Fernando Barreto 2020-05-13 10:11 PM

Hi, here in Brazil (AU915) I was using the ttn-router-brazil handler some time ago and worked ok with nodes programmed with LMIC library. It is the correct handler for my region. However, since four weeks ago it doesn’t work anymore for OTAA. I suspect it is because the Join Accept was transmited at RX2 and the nodes never receive the Join Accept (here I tried to change the LMIC_setClockError without success). I changed the handler (gateway configuration and TTN console) to ttn-router-eu and it worked OK with Join Accept at RX1, and the nodes complete OTAA process. Now, since some days ago, ttn-router-eu is always sending a downlink with EU863 RX frequency and nodes aren’t working anymore.

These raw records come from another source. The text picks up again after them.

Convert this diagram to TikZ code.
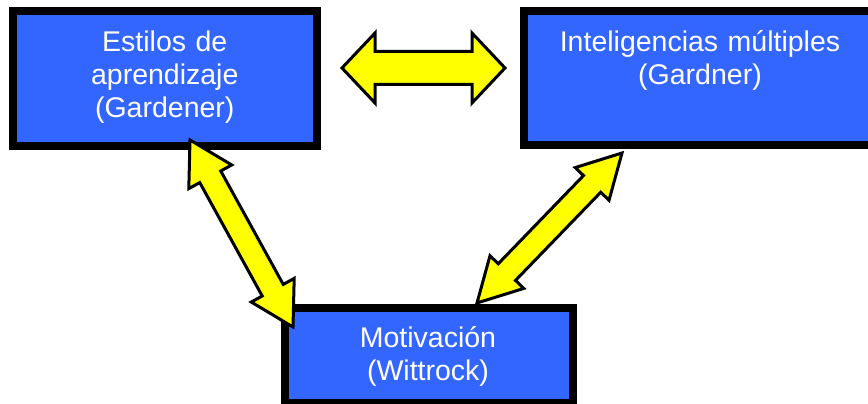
\documentclass[tikz,border=0pt]{standalone}
\usepackage{fontspec}
\setmainfont{Liberation Sans}
\usetikzlibrary{calc}
\definecolor{boxblue}{HTML}{3366FF}
\definecolor{arrowyellow}{HTML}{FFFF00}
% #1 tip A, #2 tip B, #3 head length, #4 head half-width, #5 shaft half-width
\newcommand\blockarrow[5]{%
  \draw[blockarr] (#1)
    -- ($(#1)!#3!(#2)!#4!90:(#2)$)
    -- ($(#1)!#3!(#2)!#5!90:(#2)$)
    -- ($(#2)!#3!(#1)!#5!-90:(#1)$)
    -- ($(#2)!#3!(#1)!#4!-90:(#1)$)
    -- (#2)
    -- ($(#2)!#3!(#1)!#4!90:(#1)$)
    -- ($(#2)!#3!(#1)!#5!90:(#1)$)
    -- ($(#1)!#3!(#2)!#5!-90:(#2)$)
    -- ($(#1)!#3!(#2)!#4!-90:(#2)$)
    -- cycle;}
\begin{document}
\begin{tikzpicture}[x=1pt,y=-1pt,
  box/.style={draw=black, fill=boxblue, line width=8pt, rectangle, inner sep=0pt},
  boxtext/.style={text=white, align=center, anchor=base, text width=340pt, inner sep=0pt,
    font=\fontsize{28.5}{33}\selectfont},
  blockarr/.style={draw=black, fill=arrowyellow, line width=3pt, line join=miter}]
\useasboundingbox (0,0) rectangle (868,404);
\clip (0,0) rectangle (868,404);
\fill[white] (0,0) rectangle (868,404);

\node[box, minimum width=304.5pt, minimum height=134.5pt] (estilos) at (164.75,78.25) {};
\node[box, minimum width=356pt, minimum height=134pt] (intel) at (702,78) {};
\node[box, minimum width=288pt, minimum height=95.5pt] (motiv) at (429,355.25) {};

\node[boxtext] (estilosT) at (164.75,52) {Estilos de\\aprendizaje\\(Gardener)};
\node[boxtext] (intelT) at (700,52) {Inteligencias múltiples\\(Gardner)};
\node[boxtext] (motivT) at (428,347) {Motivación\\(Wittrock)};

\coordinate (hA) at (342,68);
\coordinate (hB) at (505,68);
\coordinate (lA) at (190,140);
\coordinate (lB) at (293,327);
\coordinate (rA) at (622,153);
\coordinate (rB) at (477,303);

\blockarrow{hA}{hB}{33pt}{35pt}{16.5pt}
\blockarrow{lA}{lB}{42pt}{24.5pt}{12pt}
\blockarrow{rA}{rB}{43pt}{23.5pt}{12pt}
\end{tikzpicture}
\end{document}
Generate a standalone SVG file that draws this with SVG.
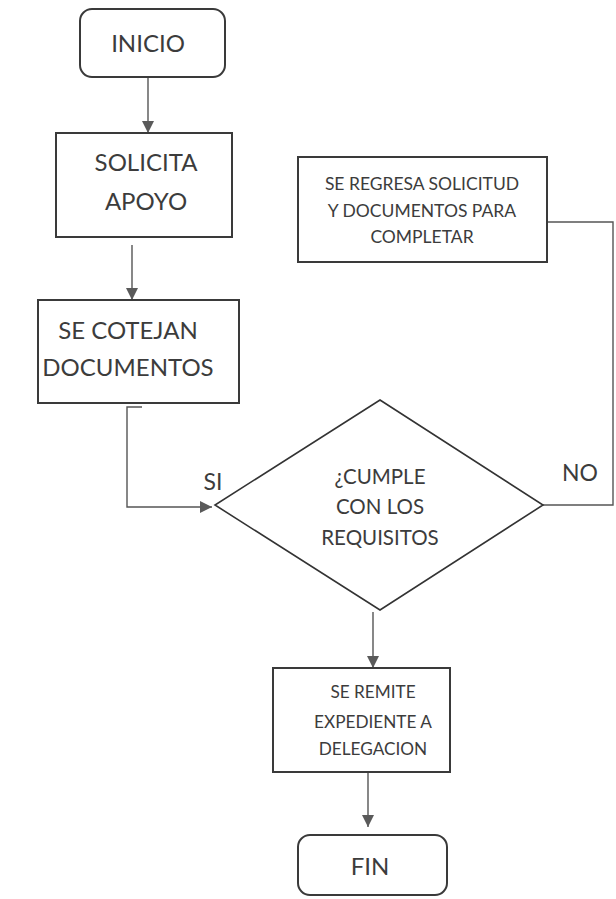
<svg xmlns="http://www.w3.org/2000/svg" width="616" height="899" viewBox="0 0 616 899">
<style>
.box{fill:#fff;stroke:#3a3a3a;stroke-width:2}
.dia{fill:#fff;stroke:#333;stroke-width:1.6}
.t{font-family:Lato,"Open Sans",sans-serif;fill:#3c3c3c;text-anchor:middle}
.c{fill:none;stroke:#555;stroke-width:1.4}
</style>
<defs>
<marker id="ah" viewBox="0 0 12 12" refX="12" refY="6" markerWidth="12" markerHeight="12" markerUnits="userSpaceOnUse" orient="auto">
<path d="M0,0 L12,6 L0,12 Z" fill="#5a5a5a"/>
</marker>
</defs>
<rect width="616" height="899" fill="#fff"/>
<g id="connectors">
<path class="c" d="M148,77 V133" marker-end="url(#ah)"/>
<path class="c" d="M132,245 V300" marker-end="url(#ah)"/>
<path class="c" d="M142,407 H127 V507 H212" marker-end="url(#ah)"/>
<path class="c" d="M543,505 H613 V222 H528" marker-end="url(#ah)"/>
<path class="c" d="M373,612 V668" marker-end="url(#ah)"/>
<path class="c" d="M368,772 V827" marker-end="url(#ah)"/>
</g>
<g id="inicio">
<rect class="box" x="80" y="9" width="145" height="68" rx="12"/>
<text class="t" x="148" y="52" font-size="24">INICIO</text>
</g>
<g id="solicita">
<rect class="box" x="56" y="133" width="176" height="104"/>
<text class="t" x="146" y="171" font-size="24">SOLICITA</text>
<text class="t" x="146" y="210" font-size="24">APOYO</text>
</g>
<g id="cotejan">
<rect class="box" x="38" y="300" width="201" height="103"/>
<text class="t" x="128" y="339" font-size="24">SE COTEJAN</text>
<text class="t" x="128" y="376" font-size="24">DOCUMENTOS</text>
</g>
<g id="decision">
<polygon class="dia" points="380,400 543,505 380,610 215,505"/>
<text class="t" x="380" y="484" font-size="20.5">¿CUMPLE</text>
<text class="t" x="380" y="514" font-size="20.5">CON LOS</text>
<text class="t" x="380" y="545" font-size="20.5">REQUISITOS</text>
</g>
<g id="labels">
<text class="t" x="213" y="490" font-size="23">SI</text>
<text class="t" x="580" y="481" font-size="23">NO</text>
</g>
<g id="regresa">
<rect class="box" x="298" y="157" width="249" height="105"/>
<text class="t" x="422" y="190" font-size="17.5">SE REGRESA SOLICITUD</text>
<text class="t" x="422" y="217" font-size="17.5">Y DOCUMENTOS PARA</text>
<text class="t" x="422" y="243" font-size="17.5">COMPLETAR</text>
</g>
<g id="remite">
<rect class="box" x="273" y="668" width="177" height="104"/>
<text class="t" x="373" y="698" font-size="17.2">SE REMITE</text>
<text class="t" x="373" y="728" font-size="17.2">EXPEDIENTE A</text>
<text class="t" x="373" y="755" font-size="17.2">DELEGACION</text>
</g>
<g id="fin">
<rect class="box" x="298" y="835" width="149" height="60" rx="12"/>
<text class="t" x="370" y="875" font-size="24">FIN</text>
</g>
</svg>
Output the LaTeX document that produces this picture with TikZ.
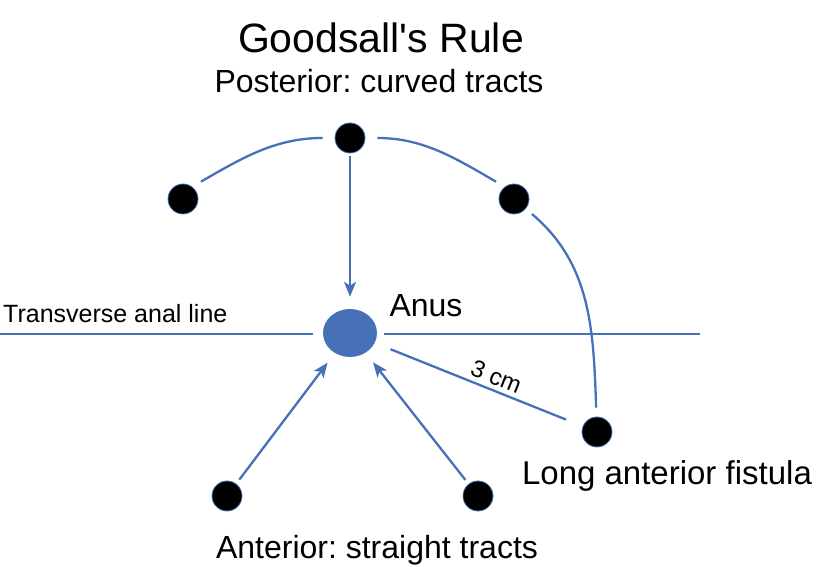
\documentclass[tikz,border=0pt]{standalone}
\usepackage{fontspec}
\setmainfont{Liberation Sans}[Ligatures=TeXOff]
\frenchspacing
\usetikzlibrary{arrows.meta,shapes.geometric}
\definecolor{tractblue}{RGB}{70,112,184}

\begin{document}
\begin{tikzpicture}[x=1pt,y=1pt,
	dot/.style={circle,fill=black,draw=tractblue,line width=0.8pt,minimum size=30pt,inner sep=0pt},
	tract/.style={draw=tractblue,line width=2.3pt},
	arr/.style={tract,-{Stealth[length=15pt,width=12pt,inset=4pt]}},
	lbl/.style={inner sep=0pt,anchor=base}]
	\useasboundingbox (0,0) rectangle (817,567);
	% texts
	\node[lbl,font=\fontsize{41}{48}\selectfont] (title) at (381,514) {Goodsall's Rule};
	\node[lbl,font=\fontsize{32}{36}\selectfont] (post) at (379,474) {Posterior: curved tracts};
	\node[lbl,font=\fontsize{32}{36}\selectfont] (ant) at (377,8) {Anterior: straight tracts};
	\node[lbl,font=\fontsize{33}{36}\selectfont] (long) at (667,82) {Long anterior fistula};
	\node[lbl,font=\fontsize{32}{36}\selectfont] (anuslbl) at (426,250) {Anus};
	\node[lbl,anchor=base west,font=\fontsize{25}{28}\selectfont] (tal) at (3,244) {Transverse anal line};
	% anus and openings
	\node[ellipse,fill=tractblue,minimum width=54pt,minimum height=48pt,inner sep=0pt] (anus) at (350,234) {};
	\node[dot] (tdot) at (350,429) {};
	\node[dot] (ldot) at (183,368) {};
	\node[dot] (rdot) at (514,368) {};
	\node[dot] (fdot) at (597,135) {};
	\node[dot] (bldot) at (227,71) {};
	\node[dot] (brdot) at (478,71) {};
	% transverse anal line
	\coordinate (tl) at (0,233);
	\coordinate (tr) at (700,233);
	\draw[tract,shorten >=10pt] (tl) -- (tl -| anus.west);
	\draw[tract,shorten <=7pt] (tr -| anus.east) -- (tr);
	% posterior tracts
	\draw[tract,shorten <=10pt,shorten >=12pt] (ldot.53) to[out=30,in=180] (tdot);
	\draw[tract,shorten <=12pt,shorten >=10pt] (tdot) to[out=0,in=150] (rdot.127);
	\draw[arr,shorten <=3pt,shorten >=12pt] (tdot) -- (anus);
	\draw[tract,shorten <=8pt,shorten >=9pt] (rdot) to[out=-40,in=92] (fdot);
	% anterior tracts
	\draw[arr,shorten <=5pt,shorten >=12pt] (bldot) -- (anus);
	\draw[arr,shorten <=5pt,shorten >=12pt] (brdot) -- (anus);
	\draw[tract,shorten <=17pt,shorten >=18pt] (anus) -- node[pos=0.56,above=4pt,sloped,inner sep=0pt,font=\fontsize{24}{28}\selectfont] {3 cm} (fdot);
\end{tikzpicture}
\end{document}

I changed to us-west handler, and OTAA doesn’t work either.

That’s a lot of trial and error, so I’m not sure if “since some days ago” started out of the blue.

I have the same behavior on my Sandbox Electronics LoRaGo gateway. Will try the suggestion @rharte mentioned using meshed-router.

I had the same issue. Switching to the US router helped. When I used the EU router, I always got downlinks on 869.525.

Hi friends, new here. I sign in here to solve a question i have. I buy a Helium Hnt hotspot miner (Nebra) us915, but my country (argentina) Is au915! Works anyway?, don’t works?, i can setup to make it works? I Will tanks any help

Hi,

This is The Things Network forum which is for discussions on TTN.

Helium is an alternative network which is NOT TTN so NOT up for discussion here.

I suggest you ask on the Helium forum &/or Pi-Supply.